*TO BE DONE*
Can you find the lines of the listing that include "chart" and copy every one?

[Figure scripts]
▽

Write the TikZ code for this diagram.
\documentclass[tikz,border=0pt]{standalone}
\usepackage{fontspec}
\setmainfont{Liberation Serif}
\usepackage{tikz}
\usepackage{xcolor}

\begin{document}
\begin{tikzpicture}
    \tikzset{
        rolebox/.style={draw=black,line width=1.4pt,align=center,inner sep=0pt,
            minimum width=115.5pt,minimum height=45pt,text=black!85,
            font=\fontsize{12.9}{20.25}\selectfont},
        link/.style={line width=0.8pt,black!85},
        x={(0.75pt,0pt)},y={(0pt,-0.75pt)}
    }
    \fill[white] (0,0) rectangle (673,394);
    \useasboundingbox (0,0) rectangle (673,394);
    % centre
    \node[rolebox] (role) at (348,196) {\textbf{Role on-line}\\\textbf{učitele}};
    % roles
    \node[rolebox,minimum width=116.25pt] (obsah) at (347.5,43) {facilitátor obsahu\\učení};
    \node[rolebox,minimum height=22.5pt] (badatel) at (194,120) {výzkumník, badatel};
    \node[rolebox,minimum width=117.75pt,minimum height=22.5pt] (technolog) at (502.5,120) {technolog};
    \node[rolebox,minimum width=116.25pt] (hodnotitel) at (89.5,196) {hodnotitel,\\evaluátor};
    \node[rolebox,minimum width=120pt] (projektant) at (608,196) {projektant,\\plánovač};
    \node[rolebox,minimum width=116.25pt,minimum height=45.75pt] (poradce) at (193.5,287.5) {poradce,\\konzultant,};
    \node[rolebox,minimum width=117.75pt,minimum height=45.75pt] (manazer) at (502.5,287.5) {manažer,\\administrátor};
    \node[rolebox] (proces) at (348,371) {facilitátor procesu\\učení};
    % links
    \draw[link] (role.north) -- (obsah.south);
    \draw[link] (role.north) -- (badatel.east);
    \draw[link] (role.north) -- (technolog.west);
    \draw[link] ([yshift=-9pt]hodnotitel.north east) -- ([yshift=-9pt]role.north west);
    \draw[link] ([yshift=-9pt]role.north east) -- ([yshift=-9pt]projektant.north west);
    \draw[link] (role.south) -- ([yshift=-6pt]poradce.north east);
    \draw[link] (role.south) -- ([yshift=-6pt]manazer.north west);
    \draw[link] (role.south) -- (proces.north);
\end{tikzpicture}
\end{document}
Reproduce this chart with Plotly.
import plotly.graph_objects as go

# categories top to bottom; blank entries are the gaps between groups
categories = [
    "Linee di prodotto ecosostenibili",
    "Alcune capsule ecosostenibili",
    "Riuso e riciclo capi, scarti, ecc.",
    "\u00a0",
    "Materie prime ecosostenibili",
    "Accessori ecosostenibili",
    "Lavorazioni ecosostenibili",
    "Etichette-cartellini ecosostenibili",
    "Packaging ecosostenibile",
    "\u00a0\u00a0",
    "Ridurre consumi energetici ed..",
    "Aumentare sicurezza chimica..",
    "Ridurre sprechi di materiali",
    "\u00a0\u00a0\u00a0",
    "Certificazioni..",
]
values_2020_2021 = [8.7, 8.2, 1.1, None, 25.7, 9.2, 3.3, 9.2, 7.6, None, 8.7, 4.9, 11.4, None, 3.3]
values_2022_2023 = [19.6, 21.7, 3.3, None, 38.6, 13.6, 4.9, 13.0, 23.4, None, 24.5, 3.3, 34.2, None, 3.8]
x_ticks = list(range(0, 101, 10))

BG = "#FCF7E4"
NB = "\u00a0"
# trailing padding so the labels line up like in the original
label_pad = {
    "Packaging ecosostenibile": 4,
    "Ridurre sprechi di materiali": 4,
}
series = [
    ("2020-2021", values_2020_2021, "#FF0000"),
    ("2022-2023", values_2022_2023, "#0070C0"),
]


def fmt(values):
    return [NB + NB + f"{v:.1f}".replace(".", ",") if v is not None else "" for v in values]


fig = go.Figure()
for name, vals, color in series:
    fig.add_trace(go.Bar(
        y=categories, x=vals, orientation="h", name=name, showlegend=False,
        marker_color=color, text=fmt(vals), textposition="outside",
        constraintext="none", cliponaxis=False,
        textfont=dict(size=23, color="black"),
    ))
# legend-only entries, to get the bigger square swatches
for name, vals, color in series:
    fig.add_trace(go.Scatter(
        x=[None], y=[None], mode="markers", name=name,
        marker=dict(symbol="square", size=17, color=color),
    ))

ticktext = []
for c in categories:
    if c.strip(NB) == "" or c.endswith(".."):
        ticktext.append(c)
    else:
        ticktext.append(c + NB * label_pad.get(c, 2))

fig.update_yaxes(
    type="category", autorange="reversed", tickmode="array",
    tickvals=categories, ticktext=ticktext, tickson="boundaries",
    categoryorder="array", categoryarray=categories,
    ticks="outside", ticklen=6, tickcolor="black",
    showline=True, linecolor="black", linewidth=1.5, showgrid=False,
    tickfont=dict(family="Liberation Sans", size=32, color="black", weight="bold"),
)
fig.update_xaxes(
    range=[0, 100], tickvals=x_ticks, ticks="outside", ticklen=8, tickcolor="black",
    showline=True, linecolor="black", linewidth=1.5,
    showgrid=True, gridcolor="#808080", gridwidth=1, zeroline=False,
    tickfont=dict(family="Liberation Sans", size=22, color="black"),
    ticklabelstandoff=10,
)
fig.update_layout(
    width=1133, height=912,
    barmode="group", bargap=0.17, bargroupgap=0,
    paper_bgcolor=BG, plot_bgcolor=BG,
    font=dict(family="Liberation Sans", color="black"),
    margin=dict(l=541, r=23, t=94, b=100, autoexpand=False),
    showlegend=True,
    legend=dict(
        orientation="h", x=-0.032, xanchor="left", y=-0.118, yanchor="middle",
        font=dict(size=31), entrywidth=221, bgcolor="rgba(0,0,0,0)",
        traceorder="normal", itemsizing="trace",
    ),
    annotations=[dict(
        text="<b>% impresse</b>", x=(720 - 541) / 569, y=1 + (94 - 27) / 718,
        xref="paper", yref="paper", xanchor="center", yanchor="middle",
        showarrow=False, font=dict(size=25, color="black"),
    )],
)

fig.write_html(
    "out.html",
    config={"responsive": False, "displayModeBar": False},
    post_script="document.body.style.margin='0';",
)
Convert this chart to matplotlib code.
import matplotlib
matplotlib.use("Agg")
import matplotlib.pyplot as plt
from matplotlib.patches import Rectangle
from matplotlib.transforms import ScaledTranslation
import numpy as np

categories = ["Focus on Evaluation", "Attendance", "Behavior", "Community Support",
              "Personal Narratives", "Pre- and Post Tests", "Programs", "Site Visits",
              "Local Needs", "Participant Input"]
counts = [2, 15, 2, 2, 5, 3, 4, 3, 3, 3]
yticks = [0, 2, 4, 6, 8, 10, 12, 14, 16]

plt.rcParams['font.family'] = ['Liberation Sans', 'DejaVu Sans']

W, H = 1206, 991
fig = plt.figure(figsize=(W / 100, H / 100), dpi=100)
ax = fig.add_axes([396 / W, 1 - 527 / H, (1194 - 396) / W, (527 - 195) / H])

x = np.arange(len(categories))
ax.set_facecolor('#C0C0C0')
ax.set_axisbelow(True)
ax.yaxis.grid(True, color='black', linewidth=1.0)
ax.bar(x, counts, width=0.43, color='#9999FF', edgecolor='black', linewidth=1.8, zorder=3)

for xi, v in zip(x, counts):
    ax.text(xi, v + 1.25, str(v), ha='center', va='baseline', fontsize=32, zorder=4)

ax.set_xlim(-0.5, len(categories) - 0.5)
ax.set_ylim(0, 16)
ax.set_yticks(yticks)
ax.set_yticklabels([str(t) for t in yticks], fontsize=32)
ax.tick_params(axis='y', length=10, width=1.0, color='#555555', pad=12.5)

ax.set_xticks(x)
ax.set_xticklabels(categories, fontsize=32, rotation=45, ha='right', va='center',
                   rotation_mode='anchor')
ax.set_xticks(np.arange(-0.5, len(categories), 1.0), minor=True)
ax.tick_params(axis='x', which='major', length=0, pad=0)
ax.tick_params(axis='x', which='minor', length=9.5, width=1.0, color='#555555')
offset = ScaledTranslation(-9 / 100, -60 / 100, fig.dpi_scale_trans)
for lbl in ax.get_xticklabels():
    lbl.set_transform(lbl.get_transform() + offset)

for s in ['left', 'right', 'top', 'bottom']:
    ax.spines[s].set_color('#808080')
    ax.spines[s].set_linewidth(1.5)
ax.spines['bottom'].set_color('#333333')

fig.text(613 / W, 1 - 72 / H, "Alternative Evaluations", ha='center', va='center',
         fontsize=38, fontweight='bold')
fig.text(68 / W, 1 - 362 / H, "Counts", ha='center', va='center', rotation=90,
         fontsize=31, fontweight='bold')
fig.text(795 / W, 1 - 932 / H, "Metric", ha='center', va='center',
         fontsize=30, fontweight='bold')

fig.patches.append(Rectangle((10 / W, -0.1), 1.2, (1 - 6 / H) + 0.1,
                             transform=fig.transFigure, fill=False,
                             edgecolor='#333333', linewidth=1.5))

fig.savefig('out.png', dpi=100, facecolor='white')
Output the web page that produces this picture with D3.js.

△

*TASK OUTPUT*
Reproduce this chart with Plotly.
Convert this chart to matplotlib code.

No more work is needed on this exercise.